Para el negro, Mariceli es como la niña de sus ojos: se trata de la única persona blanca en la que le resulta posible confiar, la única que despide bondad. Caniquí es capaz de percibirlo así. Por su parte, Mariceli ve en Caniquí un secreto: el hombre oprimido, un cuerpo disciplinado que la atrae como extraña figura de martirio.

A Mariceli la asedian espectros ligados a la idea de esa culpa sin origen aparente y pone en uso la fusta —las disciplinas reductoras— de un modo perfectamente atroz. Llega al dolor, pero —y aquí entramos en la modernidad de la novela— lo sobrepasa al adentrarse en el placer.

El erotismo como una recóndita meta en sí misma

El intercambio de Mariceli y Caniquí (y viceversa) da para mucho precisamente porque no tiene lugar en el plano de los hechos. En principio daría para una historia erótica paralela, sobresaturada a causa de su no obrar. Esto es muy significativo.

El símbolo que Mariceli elabora —con su mente y su cuerpo, en tanto isla y mujer, en tanto martirio necesitado de un héroe— se incrusta en la sensibilidad del esclavo de modo contumaz. Caniquí observa cierta vez, a hurtadillas, cómo ella, casi desnuda, deja caer una y otra vez las disciplinas sobre su cuerpo hasta caer atravesada por un extraño goce.

El negro no comprende y, sin embargo, siente que debe hacer algo por la jovencita, o que un acto supremo, final, determinará la naturaleza de su ligadura con la hija del hombre que lo oprime. Ambos ejercitan el cuerpo y llegan a establecer una oblicua conexión.

¿Con qué raro material novelesco podríamos estar tratando? Pues con uno que hace del erotismo una recóndita meta en sí misma. El erotismo como forma y no como atmósfera.

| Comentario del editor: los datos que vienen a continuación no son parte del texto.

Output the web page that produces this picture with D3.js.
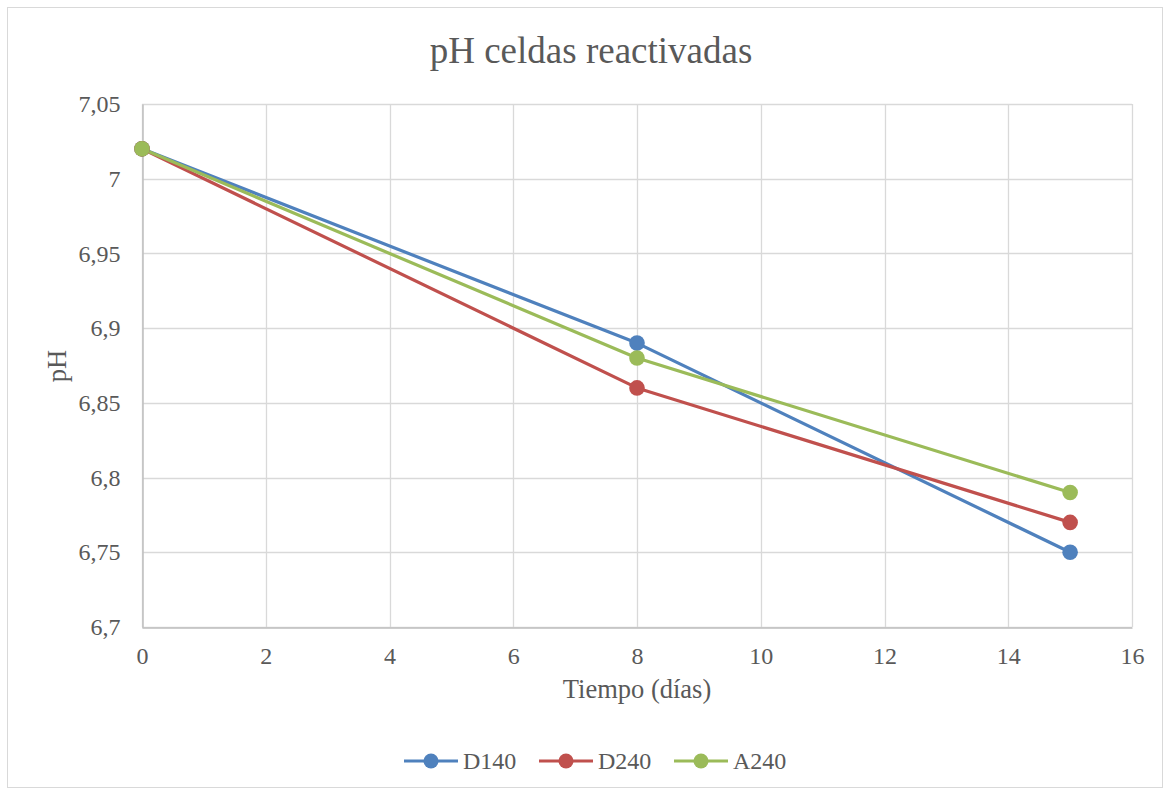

Lo trans-erótico, algo convertido en un sistema de señales que jamás desembocan en contactos físicos, pues más bien lo que hacen es cargarse progresivamente de explosividad.

Un martirio de raíz simbólica

Un sistema de iconos que no llegan nunca a verbalizarse, pero que inducen a pensar que debajo de la mirada salvadora de Caniquí hay un deseo carnal, y que en la mente de Mariceli el cuerpo de Caniquí queda entrevisto y soñado. Visión y sueño para el autocastigo.

Ramos no nos comenta nada del caso. Apenas podemos decir si fue o no consciente de esa extraordinaria flexión del texto, de esa lectura a que podemos someterlo hoy, a casi 90 años de su publicación. 

Al final, en la modélica procesión del desenlace —una procesión que representa un martirio de raíz simbólica—, con su carga de mitos cristianos, su crueldad extremada por el espectáculo de la beatería y por el propio Ramos, que subraya lo inútil de esas peregrinaciones de flagelados y nazarenos, tenemos a una Mariceli que va a “inmolarse”.

El inicio de una aventura sorprendente…

Caniquí, ya entonces un negro cimarrón, interviene en la sagrada marcha, carga con su ama blanca y se la lleva. La salva de un dolor incomprensible. Y es en ese punto donde creemos que Ramos cede ante la posibilidad de un desenvolvimiento narrativo poco verosímil.

Caniquí desaparece de la escena y Mariceli, recobrada para la causa de la libertad —la libertad de Cuba—, se pone a disposición del hombre que la ama: un joven blanco, aristocrático, con ideas próximas al credo independentista, pero que, en tanto personaje, permanece más bien a la sombra del inmenso negro deseante y deseado: una fantasía inútil, un objeto imposible de deseo.

He ahí un ovillo sepultado por el polvo de la tradición. Pero con un hilo que asoma, nítido, y del cual puede uno tirar. Hacerlo sería, como mínimo, y a los efectos del hoy cubano, el inicio de una aventura sorprendente.